= Excerpted records =

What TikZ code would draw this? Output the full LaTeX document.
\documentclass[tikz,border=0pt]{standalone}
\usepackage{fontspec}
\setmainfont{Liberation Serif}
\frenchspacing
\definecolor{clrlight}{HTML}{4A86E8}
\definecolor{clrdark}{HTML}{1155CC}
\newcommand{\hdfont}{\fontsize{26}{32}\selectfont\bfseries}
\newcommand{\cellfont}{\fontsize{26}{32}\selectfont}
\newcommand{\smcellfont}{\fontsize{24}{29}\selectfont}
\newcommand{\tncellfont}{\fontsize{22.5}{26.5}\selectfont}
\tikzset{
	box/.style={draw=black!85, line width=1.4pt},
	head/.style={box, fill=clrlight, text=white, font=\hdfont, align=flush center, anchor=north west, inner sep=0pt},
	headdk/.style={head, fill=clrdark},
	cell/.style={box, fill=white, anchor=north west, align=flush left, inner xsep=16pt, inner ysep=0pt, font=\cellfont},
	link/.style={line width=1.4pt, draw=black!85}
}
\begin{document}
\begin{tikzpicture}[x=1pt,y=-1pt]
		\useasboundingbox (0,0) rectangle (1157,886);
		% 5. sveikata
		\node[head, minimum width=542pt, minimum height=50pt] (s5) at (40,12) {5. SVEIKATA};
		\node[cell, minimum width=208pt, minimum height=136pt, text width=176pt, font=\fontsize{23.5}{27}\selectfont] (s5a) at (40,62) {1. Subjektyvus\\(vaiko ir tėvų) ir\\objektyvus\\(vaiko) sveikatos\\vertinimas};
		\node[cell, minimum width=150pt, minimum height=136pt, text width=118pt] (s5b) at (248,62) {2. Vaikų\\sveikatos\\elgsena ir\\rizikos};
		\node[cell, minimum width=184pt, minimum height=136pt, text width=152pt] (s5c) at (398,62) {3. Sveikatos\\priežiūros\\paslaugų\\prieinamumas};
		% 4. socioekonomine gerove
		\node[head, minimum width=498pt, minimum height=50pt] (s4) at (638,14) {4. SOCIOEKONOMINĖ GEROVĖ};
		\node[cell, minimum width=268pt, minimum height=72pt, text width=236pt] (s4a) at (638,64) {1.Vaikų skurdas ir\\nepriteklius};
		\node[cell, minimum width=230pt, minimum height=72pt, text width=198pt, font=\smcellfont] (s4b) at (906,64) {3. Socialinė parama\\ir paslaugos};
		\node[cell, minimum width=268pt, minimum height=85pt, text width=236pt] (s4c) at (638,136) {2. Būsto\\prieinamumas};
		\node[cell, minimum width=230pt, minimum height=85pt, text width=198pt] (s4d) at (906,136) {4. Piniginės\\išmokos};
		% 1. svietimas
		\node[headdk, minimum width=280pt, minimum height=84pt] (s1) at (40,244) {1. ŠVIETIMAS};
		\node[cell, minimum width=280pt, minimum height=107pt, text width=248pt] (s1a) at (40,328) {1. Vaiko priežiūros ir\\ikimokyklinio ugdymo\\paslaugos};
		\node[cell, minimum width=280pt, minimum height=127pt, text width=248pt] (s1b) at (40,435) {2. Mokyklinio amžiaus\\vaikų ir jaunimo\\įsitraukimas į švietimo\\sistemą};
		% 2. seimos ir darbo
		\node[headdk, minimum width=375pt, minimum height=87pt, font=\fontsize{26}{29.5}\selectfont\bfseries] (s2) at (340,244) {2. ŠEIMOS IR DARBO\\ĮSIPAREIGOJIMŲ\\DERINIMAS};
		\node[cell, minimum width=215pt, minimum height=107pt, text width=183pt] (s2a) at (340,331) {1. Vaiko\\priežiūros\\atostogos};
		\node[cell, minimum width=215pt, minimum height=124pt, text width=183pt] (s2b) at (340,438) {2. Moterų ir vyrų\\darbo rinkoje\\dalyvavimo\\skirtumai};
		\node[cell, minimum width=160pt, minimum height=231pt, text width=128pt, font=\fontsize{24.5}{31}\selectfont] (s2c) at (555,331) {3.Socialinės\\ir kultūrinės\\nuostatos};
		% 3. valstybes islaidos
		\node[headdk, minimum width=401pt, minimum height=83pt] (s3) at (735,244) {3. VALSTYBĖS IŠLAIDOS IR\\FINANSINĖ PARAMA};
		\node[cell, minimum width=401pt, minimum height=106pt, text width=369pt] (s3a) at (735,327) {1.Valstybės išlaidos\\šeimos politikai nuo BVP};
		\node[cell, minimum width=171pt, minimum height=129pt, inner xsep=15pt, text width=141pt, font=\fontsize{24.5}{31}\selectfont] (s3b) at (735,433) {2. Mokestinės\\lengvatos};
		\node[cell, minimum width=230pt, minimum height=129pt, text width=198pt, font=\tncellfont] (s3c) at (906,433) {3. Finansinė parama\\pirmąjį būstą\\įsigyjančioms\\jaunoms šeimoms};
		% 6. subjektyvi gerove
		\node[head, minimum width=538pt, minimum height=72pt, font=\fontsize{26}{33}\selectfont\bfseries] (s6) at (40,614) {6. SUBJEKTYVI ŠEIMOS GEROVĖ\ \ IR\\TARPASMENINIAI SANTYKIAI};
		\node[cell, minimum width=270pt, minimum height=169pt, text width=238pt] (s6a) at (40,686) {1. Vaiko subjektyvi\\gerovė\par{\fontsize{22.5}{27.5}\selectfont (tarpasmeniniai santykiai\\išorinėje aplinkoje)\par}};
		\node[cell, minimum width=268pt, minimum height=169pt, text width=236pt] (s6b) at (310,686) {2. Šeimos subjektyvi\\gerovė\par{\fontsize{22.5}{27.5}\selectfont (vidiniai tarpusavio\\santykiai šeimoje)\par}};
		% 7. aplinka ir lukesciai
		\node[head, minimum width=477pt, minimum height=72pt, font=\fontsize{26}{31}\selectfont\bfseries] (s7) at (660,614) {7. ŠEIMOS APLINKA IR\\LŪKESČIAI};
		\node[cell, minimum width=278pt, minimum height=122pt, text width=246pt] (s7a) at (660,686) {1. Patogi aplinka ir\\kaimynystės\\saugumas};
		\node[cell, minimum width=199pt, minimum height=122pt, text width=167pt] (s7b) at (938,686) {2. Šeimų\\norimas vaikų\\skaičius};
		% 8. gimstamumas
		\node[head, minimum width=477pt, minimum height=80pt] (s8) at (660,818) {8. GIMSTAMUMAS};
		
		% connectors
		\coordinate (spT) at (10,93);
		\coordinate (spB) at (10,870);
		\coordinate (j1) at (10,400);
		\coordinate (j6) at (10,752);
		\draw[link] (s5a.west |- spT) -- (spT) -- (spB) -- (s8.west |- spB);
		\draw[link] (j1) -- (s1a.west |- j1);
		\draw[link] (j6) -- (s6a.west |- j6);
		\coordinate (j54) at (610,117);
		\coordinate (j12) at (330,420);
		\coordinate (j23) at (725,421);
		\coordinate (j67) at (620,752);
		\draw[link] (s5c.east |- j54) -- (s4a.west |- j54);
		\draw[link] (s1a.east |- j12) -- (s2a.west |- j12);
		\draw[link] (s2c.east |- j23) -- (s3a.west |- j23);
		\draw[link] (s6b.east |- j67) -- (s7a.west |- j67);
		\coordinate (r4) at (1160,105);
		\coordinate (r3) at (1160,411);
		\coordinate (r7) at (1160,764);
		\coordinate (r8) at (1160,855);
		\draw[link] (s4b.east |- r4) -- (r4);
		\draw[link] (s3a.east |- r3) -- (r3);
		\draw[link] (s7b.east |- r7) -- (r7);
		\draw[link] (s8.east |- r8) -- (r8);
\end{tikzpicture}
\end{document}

---

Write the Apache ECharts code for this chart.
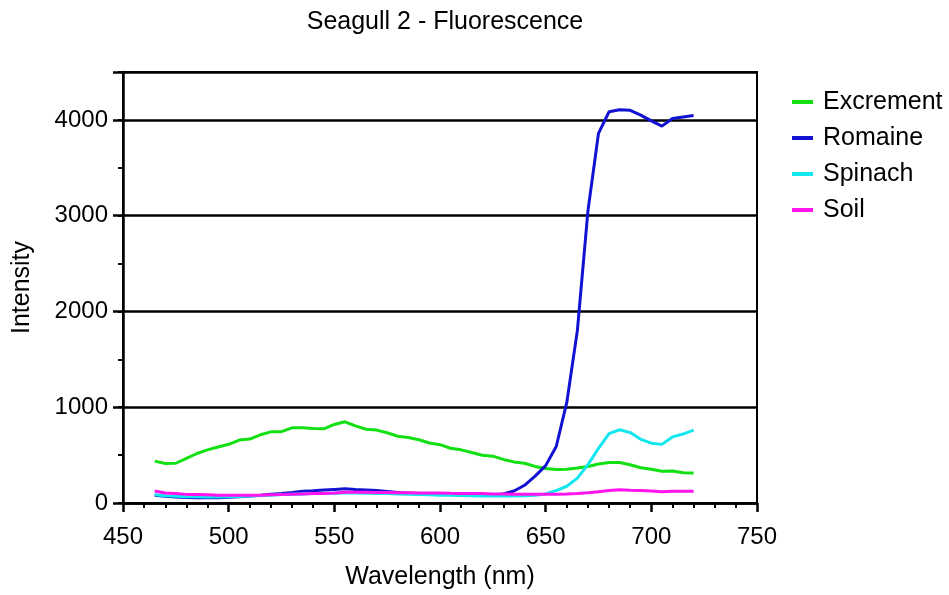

= Short task =
Look over the records above and copy each line that includes the string "this".

= Worked answer =
What TikZ code would draw this? Output the full LaTeX document.
Write the Apache ECharts code for this chart.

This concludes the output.